*Stated task:* Up to and including the line with "const fmtDollar = (v)", reproduce the listing below exactly, beginning at its first line.

** Start of Stored data **

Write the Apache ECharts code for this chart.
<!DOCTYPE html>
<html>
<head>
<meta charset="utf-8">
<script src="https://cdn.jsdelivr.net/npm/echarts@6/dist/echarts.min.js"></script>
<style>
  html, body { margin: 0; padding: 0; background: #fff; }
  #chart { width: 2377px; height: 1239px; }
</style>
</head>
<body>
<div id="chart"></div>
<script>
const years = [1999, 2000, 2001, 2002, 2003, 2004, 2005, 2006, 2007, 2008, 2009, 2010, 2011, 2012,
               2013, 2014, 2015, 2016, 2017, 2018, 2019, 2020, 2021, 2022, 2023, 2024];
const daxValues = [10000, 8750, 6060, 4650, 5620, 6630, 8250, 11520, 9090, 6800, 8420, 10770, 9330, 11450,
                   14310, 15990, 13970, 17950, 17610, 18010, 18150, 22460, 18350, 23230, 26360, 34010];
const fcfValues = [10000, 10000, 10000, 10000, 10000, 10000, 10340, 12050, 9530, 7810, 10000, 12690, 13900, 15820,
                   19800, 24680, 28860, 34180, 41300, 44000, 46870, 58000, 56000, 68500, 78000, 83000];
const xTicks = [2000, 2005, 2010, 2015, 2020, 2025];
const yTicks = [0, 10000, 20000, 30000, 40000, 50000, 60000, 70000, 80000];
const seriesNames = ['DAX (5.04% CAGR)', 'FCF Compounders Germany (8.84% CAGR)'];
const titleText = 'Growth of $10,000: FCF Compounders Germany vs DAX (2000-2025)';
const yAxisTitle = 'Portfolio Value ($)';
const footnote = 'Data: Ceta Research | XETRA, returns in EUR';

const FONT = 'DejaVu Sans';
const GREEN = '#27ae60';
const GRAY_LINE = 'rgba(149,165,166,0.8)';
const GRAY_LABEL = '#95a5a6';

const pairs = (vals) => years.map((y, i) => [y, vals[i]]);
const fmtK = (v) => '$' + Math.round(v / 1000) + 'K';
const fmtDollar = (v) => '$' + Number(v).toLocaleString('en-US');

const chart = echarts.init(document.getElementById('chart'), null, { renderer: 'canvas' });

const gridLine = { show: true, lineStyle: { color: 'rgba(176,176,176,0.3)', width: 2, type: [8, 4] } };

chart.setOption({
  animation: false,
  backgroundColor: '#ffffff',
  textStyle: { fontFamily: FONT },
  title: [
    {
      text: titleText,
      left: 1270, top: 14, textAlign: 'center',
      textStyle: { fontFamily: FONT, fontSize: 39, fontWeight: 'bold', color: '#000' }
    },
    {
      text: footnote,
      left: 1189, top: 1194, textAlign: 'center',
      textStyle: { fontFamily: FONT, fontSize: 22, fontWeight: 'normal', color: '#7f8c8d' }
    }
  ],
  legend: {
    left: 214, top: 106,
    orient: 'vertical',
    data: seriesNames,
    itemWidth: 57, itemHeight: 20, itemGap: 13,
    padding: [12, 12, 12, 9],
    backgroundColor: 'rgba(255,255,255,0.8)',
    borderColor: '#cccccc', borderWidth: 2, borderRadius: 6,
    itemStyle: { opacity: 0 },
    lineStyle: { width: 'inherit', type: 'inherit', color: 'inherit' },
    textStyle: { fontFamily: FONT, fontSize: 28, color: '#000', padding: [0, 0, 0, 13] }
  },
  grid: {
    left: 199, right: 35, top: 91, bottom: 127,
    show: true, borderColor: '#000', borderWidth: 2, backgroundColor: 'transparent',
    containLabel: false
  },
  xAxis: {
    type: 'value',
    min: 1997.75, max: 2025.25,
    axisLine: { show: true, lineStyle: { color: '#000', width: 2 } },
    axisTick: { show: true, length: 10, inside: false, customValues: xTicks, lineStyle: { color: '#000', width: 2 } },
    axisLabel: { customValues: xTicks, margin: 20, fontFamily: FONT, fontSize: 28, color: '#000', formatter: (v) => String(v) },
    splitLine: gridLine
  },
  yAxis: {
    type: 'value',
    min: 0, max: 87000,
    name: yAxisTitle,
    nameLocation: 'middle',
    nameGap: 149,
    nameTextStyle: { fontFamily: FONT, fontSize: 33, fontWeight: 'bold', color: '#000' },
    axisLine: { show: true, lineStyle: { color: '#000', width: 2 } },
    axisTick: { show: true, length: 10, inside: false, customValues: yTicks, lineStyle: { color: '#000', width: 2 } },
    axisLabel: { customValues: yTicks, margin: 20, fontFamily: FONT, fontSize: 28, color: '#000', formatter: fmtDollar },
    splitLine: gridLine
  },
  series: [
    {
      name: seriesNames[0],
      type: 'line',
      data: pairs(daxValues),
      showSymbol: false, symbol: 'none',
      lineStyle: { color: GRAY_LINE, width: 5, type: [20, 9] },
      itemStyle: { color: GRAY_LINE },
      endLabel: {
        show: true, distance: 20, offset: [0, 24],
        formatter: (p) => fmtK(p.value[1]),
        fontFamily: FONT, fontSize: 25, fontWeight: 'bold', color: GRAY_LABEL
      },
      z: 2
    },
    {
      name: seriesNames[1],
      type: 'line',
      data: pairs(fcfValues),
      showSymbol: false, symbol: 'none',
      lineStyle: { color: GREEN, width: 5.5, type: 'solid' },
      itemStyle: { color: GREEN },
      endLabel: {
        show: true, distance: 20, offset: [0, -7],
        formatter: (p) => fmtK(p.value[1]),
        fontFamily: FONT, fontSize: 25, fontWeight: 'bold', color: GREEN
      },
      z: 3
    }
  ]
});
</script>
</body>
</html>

** End of Stored data **

*Complete response:*
Write the Apache ECharts code for this chart.
<!DOCTYPE html>
<html>
<head>
<meta charset="utf-8">
<script src="https://cdn.jsdelivr.net/npm/echarts@6/dist/echarts.min.js"></script>
<style>
  html, body { margin: 0; padding: 0; background: #fff; }
  #chart { width: 2377px; height: 1239px; }
</style>
</head>
<body>
<div id="chart"></div>
<script>
const years = [1999, 2000, 2001, 2002, 2003, 2004, 2005, 2006, 2007, 2008, 2009, 2010, 2011, 2012,
               2013, 2014, 2015, 2016, 2017, 2018, 2019, 2020, 2021, 2022, 2023, 2024];
const daxValues = [10000, 8750, 6060, 4650, 5620, 6630, 8250, 11520, 9090, 6800, 8420, 10770, 9330, 11450,
                   14310, 15990, 13970, 17950, 17610, 18010, 18150, 22460, 18350, 23230, 26360, 34010];
const fcfValues = [10000, 10000, 10000, 10000, 10000, 10000, 10340, 12050, 9530, 7810, 10000, 12690, 13900, 15820,
                   19800, 24680, 28860, 34180, 41300, 44000, 46870, 58000, 56000, 68500, 78000, 83000];
const xTicks = [2000, 2005, 2010, 2015, 2020, 2025];
const yTicks = [0, 10000, 20000, 30000, 40000, 50000, 60000, 70000, 80000];
const seriesNames = ['DAX (5.04% CAGR)', 'FCF Compounders Germany (8.84% CAGR)'];
const titleText = 'Growth of $10,000: FCF Compounders Germany vs DAX (2000-2025)';
const yAxisTitle = 'Portfolio Value ($)';
const footnote = 'Data: Ceta Research | XETRA, returns in EUR';

const FONT = 'DejaVu Sans';
const GREEN = '#27ae60';
const GRAY_LINE = 'rgba(149,165,166,0.8)';
const GRAY_LABEL = '#95a5a6';

const pairs = (vals) => years.map((y, i) => [y, vals[i]]);
const fmtK = (v) => '$' + Math.round(v / 1000) + 'K';
const fmtDollar = (v) => '$' + Number(v).toLocaleString('en-US');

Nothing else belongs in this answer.